Comment l’escalade entre Turquie et Russie va profiter aux Kurdes


Comment l’escalade entre Turquie et Russie va profiter aux Kurdes

  • 26-11-2015 14:21:11   | Turquie  |  Politique

Mardi 24 novembre, un avion russe a été abattu par la Turquie à proximité de Kessab. Au moins un des deux pilotes a été tué par les rebelles turkmènes alors qu’ils s’étaient éjectés de l’avion en flamme. Selon la Turquie l’avion aurait violé l’espace aérien turc et les Russes prétendent le contraire. Le tracé radar de l’armée turque montre que l’avion russe a pénétré dans un petit «bec de canard» turc large de 2 km en Syrie, ce qui à la vitesse d’un avion signifie qu’il est resté quelques secondes en Turquie. L’armée turque attendait donc l’avion russe en embuscade pour le frapper. Vu la vitesse du missile, il a sans doute été frappé une fois qu’il était de nouveau en Syrie. Les deux pilotes se sont éjectés dans le ciel syrien.

Certes, cet incident intervient après toute une série de violations de l’espace aérien turc beaucoup plus sérieuses. Les frappes russes se rapprochent de la frontière turque et touchent les villages turkmènes. Cela a conduit Ankara à protester officiellement auprès de la Russie vendredi 13 novembre 2015. L’objectif des Russes est de fermer la frontière syrienne au nord de Lattaquié pour que l’armée syrienne puisse venir à bout des fiefs rebelles, le Djebel Turkmène et le Djebel Akrad, qui menacent les installations militaires russes. Elle ne pourra pas y parvenir si les rebelles continuent à recevoir de l’aide depuis la Turquie. L’armée syrienne a enregistré quelques gains territoriaux, mais c’est trop peu par rapport à ce que l’appui aérien russe devrait lui permettre de réaliser.

Vladimir Poutine est furieux. La visite de Sergueï Lavrov en Turquie qui devait avoir lieu ce mercredi a été annulée. Les Etats Unis sont embarrassés et ont immédiatement publié un communiqué affirmant qu’ils n’étaient pour rien dans cette affaire. La grande alliance contre Daesh préconisée par François Hollande pourrait-t-elle voir le jour dans ces conditions ? Cela impliquerait de se désolidariser de la Turquie qui est membre de l’Otan.
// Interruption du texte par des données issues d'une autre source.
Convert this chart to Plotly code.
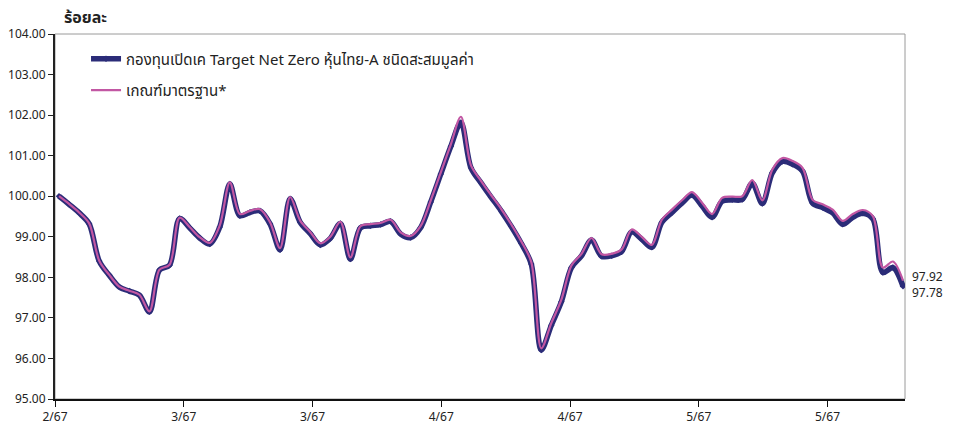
import plotly.graph_objects as go

# ---- data ----
fund_name = "กองทุนเปิดเค Target Net Zero หุ้นไทย-A ชนิดสะสมมูลค่า"
bench_name = "เกณฑ์มาตรฐาน*"

fund = [
    100.00, 99.80, 99.59, 99.32, 98.40, 98.05, 97.76, 97.66, 97.56, 97.15,
    98.18, 98.30, 99.45, 99.22, 98.97, 98.82, 99.24, 100.30, 99.52, 99.60,
    99.64, 99.32, 98.68, 99.94, 99.36, 99.08, 98.80, 98.96, 99.33, 98.45,
    99.22, 99.27, 99.30, 99.38, 99.07, 98.98, 99.23, 99.86, 100.55, 101.23,
    101.82, 100.70, 100.33, 99.98, 99.64, 99.26, 98.84, 98.33, 96.21, 96.82,
    97.40, 98.24, 98.53, 98.92, 98.52, 98.53, 98.64, 99.12, 98.94, 98.74,
    99.36, 99.60, 99.83, 100.03, 99.76, 99.48, 99.88, 99.91, 99.92, 100.32,
    99.82, 100.58, 100.86, 100.79, 100.62, 99.83, 99.72, 99.59, 99.31, 99.48,
    99.58, 99.44, 98.12, 98.24, 97.78,
]

bench = [
    100.00, 99.81, 99.60, 99.33, 98.41, 98.06, 97.77, 97.67, 97.57, 97.16,
    98.19, 98.31, 99.47, 99.24, 98.99, 98.85, 99.28, 100.34, 99.56, 99.64,
    99.68, 99.36, 98.72, 99.98, 99.40, 99.12, 98.84, 99.00, 99.37, 98.49,
    99.26, 99.31, 99.34, 99.42, 99.11, 99.02, 99.27, 99.90, 100.59, 101.28,
    101.96, 100.76, 100.38, 100.03, 99.69, 99.31, 98.89, 98.38, 96.25, 96.87,
    97.45, 98.29, 98.58, 98.97, 98.57, 98.58, 98.69, 99.18, 99.00, 98.80,
    99.42, 99.67, 99.90, 100.10, 99.84, 99.56, 99.96, 99.99, 100.00, 100.40,
    99.90, 100.66, 100.94, 100.87, 100.70, 99.91, 99.80, 99.67, 99.39, 99.56,
    99.66, 99.51, 98.24, 98.39, 97.92,
]

points = list(range(len(fund)))

tick_labels = ["2/67", "3/67", "3/67", "4/67", "4/67", "5/67", "5/67"]
tick_step = 12.815
x_start = -0.4
x_end = 84.2
tick_pos = [x_start + tick_step * k for k in range(len(tick_labels))]

y_ticks = [95, 96, 97, 98, 99, 100, 101, 102, 103, 104]

NAVY = "#2B2C78"
PINK = "#C257A3"
FONT = "Tahoma, 'Noto Sans Thai', 'Liberation Sans', 'DejaVu Sans', sans-serif"

fig = go.Figure()
fig.add_trace(go.Scatter(
    x=points, y=fund, name=fund_name, legendgroup="a",
    mode="lines+markers",
    line=dict(color=NAVY, width=5.5, shape="spline", smoothing=0.9),
    marker=dict(symbol="diamond", size=5, color=NAVY),
))
fig.add_trace(go.Scatter(
    x=points, y=bench, name=bench_name, legendgroup="b",
    mode="lines",
    line=dict(color=PINK, width=2.2, shape="spline", smoothing=0.9),
))

# end labels
fig.add_annotation(x=points[-1], y=bench[-1], text=f"{bench[-1]:.2f}", showarrow=False,
                   xanchor="left", yanchor="middle", xshift=7, yshift=4,
                   font=dict(size=12, color="#222222", family=FONT))
fig.add_annotation(x=points[-1], y=fund[-1], text=f"{fund[-1]:.2f}", showarrow=False,
                   xanchor="left", yanchor="middle", xshift=7, yshift=-7,
                   font=dict(size=12, color="#222222", family=FONT))

# y-axis title text
fig.add_annotation(xref="paper", yref="paper", x=0.008, y=1.045, text="<b>ร้อยละ</b>",
                   showarrow=False, xanchor="left", yanchor="middle",
                   font=dict(size=16, color="#222222", family=FONT))

# frame
fig.add_shape(type="rect", xref="paper", yref="paper", x0=0, y0=0, x1=1, y1=1,
              line=dict(color="#9a9a9a", width=1), layer="below")

fig.update_layout(
    width=947, height=424,
    margin=dict(l=47, r=50, t=26, b=33, autoexpand=False),
    paper_bgcolor="white", plot_bgcolor="white",
    font=dict(family=FONT, size=12, color="#222222"),
    showlegend=True,
    legend=dict(x=0.0365, y=0.977, xanchor="left", yanchor="top",
                bgcolor="rgba(0,0,0,0)", font=dict(size=15, family=FONT, color="#222222"),
                tracegroupgap=9, itemwidth=30),
    xaxis=dict(range=[x_start, x_end], tickvals=tick_pos, ticktext=tick_labels,
               showgrid=False, zeroline=False, showline=True, linecolor="#111111", linewidth=1.5,
               ticks="outside", ticklen=6, tickcolor="#111111", tickfont=dict(size=12),
               automargin=False),
    yaxis=dict(range=[95, 104], tickvals=y_ticks, tickformat=".2f",
               showgrid=False, zeroline=False, showline=True, linecolor="#222222", linewidth=2,
               ticks="outside", ticklen=5, tickcolor="#222222", tickfont=dict(size=12),
               automargin=False),
)

fig.write_html("out.html")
En France, l’opinion publique et une partie de la classe politique sont favorables à un rapprochement avec la Russie pour éradiquer Daesh. Au contraire, la Turquie a très mauvaise presse pour laisser passer par son territoire les terroristes de Daesh. Elle commence à agacer fortement les dirigeants européens qui l’accusent de se débarrasser des réfugiés syriens et de faciliter le transit les Afghans, des Irakiens et tous ceux qui cherchent à gagner l’eldorado européen.

Difficile de prévoir la réaction de Vladimir Poutine. Il accuse la Turquie de «coup de poignard dans le dos», ce qui n’est pas dans ces habitudes. Les Européens et les Etats-Unis sont clairement dans une stratégie de désescalade en Syrie. Ils ne veulent pas se laisser entraîner par la Turquie dans la création d’une zone d’exclusion aérienne dans le Nord de la Syrie. Vladimir Poutine devrait donc logiquement surenchérir directement en bombardant précisément les zones turkmènes à la frontière turque, ne serait-ce que pour venger la mort du pilote. Nous devrions également assister à un renforcement du PYD (Kurdes de Syrie) par la Russie, dans le but notamment de leur permettre de s’emparer de la zone frontalière avec la Turquie tenue par Daesh. Les Kurdes de Syrie réaliseront ainsi leur rêve d’unir leurs territoires dans une même entité : le Rojava.